REQUIREMENT: Quote word for word the lines below, beginning with the first and ending with the one that has "const yTickLabels = [100, 200];". Drop the pictures.

DATA EXTRACT:

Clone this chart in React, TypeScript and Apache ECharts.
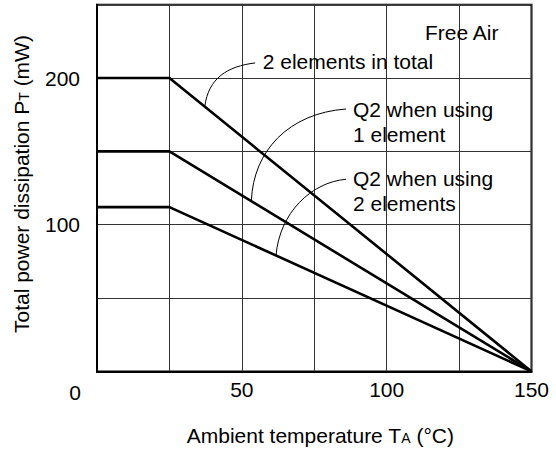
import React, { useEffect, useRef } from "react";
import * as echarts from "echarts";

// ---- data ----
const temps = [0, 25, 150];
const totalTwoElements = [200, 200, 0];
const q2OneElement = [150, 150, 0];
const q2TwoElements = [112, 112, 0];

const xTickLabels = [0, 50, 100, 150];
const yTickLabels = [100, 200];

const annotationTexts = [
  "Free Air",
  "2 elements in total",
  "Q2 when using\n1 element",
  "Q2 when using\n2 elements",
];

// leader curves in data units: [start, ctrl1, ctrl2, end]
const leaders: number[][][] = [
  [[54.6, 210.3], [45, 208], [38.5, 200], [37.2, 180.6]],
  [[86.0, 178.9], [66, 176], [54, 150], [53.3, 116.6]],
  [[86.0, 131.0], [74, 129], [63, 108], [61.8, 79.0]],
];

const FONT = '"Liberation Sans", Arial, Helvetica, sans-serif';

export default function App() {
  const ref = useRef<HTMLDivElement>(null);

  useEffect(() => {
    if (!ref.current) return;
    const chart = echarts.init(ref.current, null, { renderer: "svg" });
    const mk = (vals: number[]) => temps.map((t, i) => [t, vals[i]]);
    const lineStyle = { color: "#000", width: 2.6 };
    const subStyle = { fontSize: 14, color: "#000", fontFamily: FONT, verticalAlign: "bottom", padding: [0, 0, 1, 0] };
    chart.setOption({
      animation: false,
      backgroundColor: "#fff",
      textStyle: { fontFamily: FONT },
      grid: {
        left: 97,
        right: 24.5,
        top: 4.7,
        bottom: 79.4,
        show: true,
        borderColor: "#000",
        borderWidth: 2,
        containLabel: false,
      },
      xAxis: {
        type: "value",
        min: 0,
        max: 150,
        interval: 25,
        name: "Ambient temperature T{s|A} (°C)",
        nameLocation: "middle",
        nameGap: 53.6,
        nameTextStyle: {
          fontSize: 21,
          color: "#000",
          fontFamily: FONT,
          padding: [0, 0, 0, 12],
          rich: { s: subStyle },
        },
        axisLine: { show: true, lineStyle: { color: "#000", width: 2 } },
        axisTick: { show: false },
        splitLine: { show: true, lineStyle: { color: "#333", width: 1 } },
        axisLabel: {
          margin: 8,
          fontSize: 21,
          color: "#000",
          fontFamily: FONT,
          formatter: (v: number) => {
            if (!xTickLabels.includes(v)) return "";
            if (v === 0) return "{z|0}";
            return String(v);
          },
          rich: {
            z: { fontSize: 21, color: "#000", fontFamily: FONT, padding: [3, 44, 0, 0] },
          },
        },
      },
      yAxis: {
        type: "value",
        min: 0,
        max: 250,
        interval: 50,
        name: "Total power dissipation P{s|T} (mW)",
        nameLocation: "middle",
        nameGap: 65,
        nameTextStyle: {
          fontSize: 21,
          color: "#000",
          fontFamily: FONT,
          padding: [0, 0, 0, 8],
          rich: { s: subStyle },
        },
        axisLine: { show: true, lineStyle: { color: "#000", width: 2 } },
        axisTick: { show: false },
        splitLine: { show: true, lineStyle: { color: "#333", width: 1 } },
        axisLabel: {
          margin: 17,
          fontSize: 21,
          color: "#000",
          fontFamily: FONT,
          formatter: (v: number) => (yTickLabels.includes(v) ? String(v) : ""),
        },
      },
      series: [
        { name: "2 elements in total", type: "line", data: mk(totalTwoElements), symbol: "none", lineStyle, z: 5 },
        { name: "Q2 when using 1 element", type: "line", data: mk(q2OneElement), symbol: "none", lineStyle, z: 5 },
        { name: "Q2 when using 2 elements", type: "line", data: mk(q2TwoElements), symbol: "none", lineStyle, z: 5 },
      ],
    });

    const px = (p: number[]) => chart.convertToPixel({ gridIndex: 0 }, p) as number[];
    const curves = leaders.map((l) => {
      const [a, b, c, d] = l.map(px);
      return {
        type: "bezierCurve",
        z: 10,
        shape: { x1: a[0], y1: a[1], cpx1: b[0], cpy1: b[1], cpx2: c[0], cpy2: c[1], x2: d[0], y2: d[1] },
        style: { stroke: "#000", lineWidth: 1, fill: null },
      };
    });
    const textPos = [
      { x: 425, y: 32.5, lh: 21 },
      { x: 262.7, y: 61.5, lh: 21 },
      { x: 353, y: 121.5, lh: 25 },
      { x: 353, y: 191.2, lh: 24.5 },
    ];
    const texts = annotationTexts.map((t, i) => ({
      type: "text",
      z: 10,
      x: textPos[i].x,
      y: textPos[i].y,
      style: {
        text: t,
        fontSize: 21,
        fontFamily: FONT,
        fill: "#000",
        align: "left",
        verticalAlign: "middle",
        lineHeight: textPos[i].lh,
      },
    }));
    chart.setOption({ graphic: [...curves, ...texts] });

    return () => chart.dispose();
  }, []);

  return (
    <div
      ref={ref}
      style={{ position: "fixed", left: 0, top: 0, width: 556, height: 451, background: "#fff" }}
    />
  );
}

CORRECT RESPONSE:
Clone this chart in React, TypeScript and Apache ECharts.
import React, { useEffect, useRef } from "react";
import * as echarts from "echarts";

// ---- data ----
const temps = [0, 25, 150];
const totalTwoElements = [200, 200, 0];
const q2OneElement = [150, 150, 0];
const q2TwoElements = [112, 112, 0];

const xTickLabels = [0, 50, 100, 150];
const yTickLabels = [100, 200];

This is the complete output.